**DATA FOR PROCESSING**
↓↓↓

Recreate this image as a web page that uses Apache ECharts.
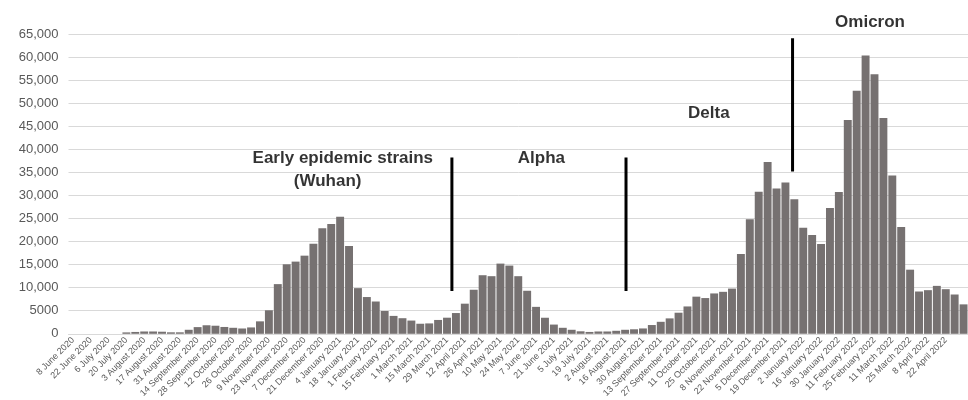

↑↑↑
↓↓↓

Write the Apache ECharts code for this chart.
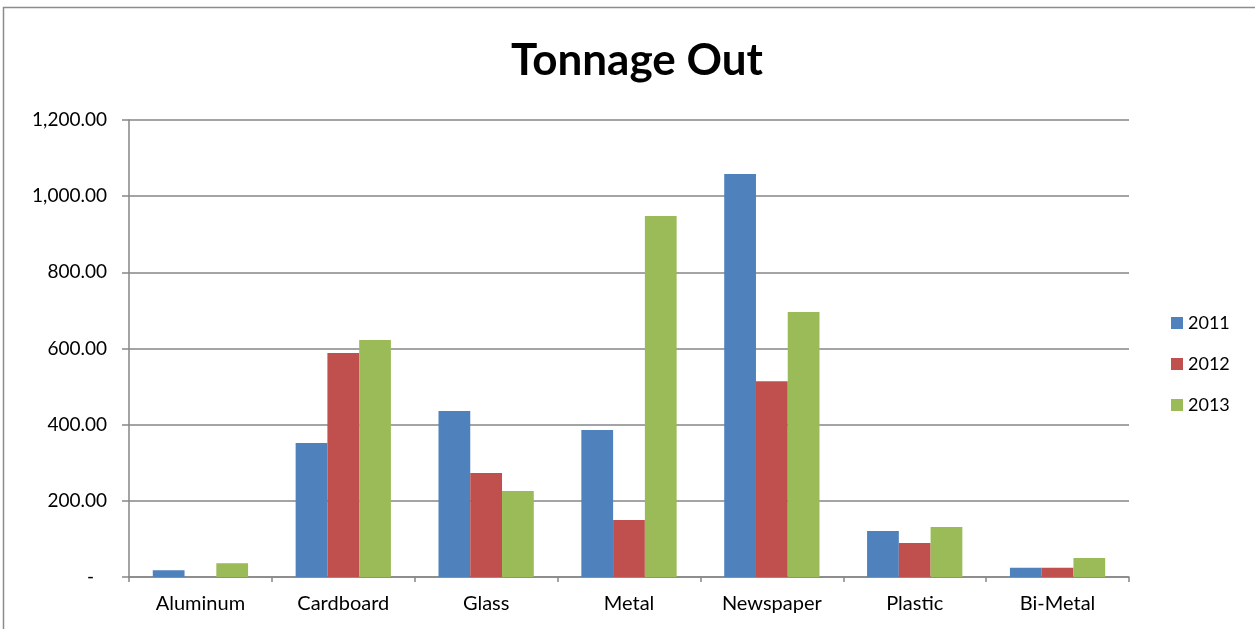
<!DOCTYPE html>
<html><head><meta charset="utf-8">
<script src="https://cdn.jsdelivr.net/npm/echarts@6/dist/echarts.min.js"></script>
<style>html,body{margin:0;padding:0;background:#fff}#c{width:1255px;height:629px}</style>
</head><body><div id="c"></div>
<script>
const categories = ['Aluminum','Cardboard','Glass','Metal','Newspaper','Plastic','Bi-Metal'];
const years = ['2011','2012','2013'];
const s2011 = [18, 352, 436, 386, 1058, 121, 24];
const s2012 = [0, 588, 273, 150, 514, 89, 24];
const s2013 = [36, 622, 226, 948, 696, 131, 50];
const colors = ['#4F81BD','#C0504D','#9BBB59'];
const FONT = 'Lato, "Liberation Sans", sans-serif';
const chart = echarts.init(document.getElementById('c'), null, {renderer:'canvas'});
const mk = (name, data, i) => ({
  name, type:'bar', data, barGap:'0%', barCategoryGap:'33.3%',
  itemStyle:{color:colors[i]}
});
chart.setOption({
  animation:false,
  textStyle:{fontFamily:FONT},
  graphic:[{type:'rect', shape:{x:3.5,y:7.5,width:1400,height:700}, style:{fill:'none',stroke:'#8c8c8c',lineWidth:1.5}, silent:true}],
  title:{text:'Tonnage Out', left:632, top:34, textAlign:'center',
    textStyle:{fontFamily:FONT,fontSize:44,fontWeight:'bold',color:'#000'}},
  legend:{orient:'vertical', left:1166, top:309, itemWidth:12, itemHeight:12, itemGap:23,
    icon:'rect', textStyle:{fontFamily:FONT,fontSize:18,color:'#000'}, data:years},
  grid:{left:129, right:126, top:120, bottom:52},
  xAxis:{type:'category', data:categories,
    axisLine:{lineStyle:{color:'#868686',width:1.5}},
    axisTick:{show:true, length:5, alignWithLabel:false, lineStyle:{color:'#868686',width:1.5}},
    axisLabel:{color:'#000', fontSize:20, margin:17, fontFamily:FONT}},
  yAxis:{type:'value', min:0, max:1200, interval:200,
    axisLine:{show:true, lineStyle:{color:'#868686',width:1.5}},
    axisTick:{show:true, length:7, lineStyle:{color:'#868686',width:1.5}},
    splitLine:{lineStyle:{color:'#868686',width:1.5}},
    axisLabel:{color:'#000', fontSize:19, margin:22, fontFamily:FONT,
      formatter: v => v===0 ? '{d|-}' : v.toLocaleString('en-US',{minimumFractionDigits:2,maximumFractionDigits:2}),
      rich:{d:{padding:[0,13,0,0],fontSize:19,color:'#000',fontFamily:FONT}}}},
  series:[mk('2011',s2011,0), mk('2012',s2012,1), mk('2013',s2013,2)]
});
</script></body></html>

↑↑↑

Return each line in the records that holds the string "Apache".

**THE ANSWER**
Recreate this image as a web page that uses Apache ECharts.
Write the Apache ECharts code for this chart.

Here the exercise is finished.